● **Given task**: Exactly as written, write out the lines below from the first to the one containing "from matplotlib.transforms import", inclusive. Pictures do not belong in the copy.

======== Data block

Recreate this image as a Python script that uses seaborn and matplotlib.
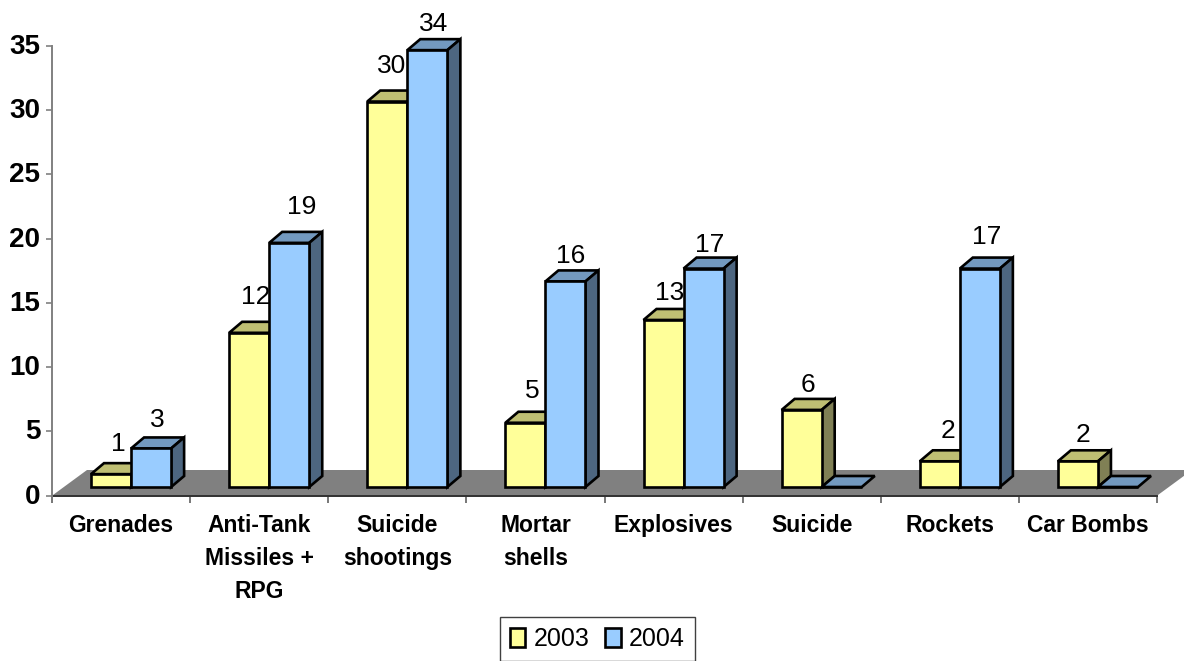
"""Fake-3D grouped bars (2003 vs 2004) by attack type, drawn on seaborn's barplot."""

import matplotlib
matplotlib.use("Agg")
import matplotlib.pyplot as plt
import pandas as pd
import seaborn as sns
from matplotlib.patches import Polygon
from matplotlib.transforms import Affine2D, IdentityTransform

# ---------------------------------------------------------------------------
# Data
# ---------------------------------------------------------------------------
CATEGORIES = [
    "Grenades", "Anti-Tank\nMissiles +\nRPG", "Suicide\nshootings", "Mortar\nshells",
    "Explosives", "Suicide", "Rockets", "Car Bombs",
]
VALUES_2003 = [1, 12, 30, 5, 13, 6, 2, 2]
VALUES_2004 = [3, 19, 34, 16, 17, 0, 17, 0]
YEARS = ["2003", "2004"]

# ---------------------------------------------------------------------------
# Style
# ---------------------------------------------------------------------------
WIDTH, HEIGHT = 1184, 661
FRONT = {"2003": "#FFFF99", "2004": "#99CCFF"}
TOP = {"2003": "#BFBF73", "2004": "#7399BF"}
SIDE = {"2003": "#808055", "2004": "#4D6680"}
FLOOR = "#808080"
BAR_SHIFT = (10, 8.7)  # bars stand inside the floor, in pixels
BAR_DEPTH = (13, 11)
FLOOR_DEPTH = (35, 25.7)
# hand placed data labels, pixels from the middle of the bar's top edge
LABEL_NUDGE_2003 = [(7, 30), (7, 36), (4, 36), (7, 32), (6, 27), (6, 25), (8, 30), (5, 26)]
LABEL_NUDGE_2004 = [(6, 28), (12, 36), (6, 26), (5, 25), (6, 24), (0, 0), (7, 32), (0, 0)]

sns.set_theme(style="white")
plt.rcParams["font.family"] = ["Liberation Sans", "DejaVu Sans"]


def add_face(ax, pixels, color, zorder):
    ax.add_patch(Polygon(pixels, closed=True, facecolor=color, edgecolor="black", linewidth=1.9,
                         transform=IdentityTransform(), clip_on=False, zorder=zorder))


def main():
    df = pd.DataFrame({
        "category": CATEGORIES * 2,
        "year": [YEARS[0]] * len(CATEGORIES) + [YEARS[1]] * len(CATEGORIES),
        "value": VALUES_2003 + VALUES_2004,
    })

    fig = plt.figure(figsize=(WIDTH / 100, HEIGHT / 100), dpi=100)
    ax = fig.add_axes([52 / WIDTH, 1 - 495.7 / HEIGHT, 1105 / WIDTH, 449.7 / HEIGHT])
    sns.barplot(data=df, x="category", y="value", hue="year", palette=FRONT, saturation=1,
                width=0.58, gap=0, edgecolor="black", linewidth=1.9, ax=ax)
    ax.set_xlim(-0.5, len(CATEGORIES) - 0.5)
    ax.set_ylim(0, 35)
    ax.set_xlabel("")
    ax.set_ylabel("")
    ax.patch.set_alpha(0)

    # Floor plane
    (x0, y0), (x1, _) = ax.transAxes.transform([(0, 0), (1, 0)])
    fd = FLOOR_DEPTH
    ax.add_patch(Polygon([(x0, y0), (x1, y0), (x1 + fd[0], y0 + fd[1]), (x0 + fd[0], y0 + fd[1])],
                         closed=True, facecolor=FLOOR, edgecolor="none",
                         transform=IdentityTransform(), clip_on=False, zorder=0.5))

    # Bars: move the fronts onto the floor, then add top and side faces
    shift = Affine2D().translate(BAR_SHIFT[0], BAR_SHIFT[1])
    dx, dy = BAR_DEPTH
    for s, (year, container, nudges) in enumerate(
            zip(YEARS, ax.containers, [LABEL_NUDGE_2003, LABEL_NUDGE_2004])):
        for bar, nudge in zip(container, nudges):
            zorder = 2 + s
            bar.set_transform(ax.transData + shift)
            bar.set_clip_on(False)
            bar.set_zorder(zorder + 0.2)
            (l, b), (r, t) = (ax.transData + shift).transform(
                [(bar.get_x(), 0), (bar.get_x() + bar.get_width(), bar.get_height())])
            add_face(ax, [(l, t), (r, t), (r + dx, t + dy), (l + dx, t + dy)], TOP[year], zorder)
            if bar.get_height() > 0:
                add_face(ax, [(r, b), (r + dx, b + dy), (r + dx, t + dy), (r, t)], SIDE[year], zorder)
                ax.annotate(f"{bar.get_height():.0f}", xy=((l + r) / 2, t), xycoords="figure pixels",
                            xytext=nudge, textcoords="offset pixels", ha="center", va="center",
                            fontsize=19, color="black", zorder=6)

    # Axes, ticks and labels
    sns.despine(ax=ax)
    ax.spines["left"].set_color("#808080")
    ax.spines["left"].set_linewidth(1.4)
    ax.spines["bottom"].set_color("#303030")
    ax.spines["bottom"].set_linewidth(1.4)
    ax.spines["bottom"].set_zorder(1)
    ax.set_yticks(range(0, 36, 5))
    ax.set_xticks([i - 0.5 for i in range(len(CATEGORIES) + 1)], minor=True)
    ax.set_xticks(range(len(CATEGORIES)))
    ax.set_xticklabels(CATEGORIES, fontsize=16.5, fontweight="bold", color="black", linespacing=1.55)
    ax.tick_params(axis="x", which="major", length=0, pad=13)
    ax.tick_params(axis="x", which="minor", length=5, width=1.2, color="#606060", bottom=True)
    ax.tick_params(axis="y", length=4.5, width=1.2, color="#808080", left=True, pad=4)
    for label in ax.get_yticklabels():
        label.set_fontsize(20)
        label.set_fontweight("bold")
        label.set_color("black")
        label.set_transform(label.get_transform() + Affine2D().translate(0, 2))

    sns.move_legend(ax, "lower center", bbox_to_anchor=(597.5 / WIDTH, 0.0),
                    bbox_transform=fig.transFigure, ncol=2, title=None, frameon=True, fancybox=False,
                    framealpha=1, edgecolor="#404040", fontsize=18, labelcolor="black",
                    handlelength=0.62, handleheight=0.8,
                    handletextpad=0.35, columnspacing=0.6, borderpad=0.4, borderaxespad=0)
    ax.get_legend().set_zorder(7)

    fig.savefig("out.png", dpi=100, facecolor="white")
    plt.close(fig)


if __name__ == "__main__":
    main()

================

● **Task response**:
Recreate this image as a Python script that uses seaborn and matplotlib.
"""Fake-3D grouped bars (2003 vs 2004) by attack type, drawn on seaborn's barplot."""

import matplotlib
matplotlib.use("Agg")
import matplotlib.pyplot as plt
import pandas as pd
import seaborn as sns
from matplotlib.patches import Polygon
from matplotlib.transforms import Affine2D, IdentityTransform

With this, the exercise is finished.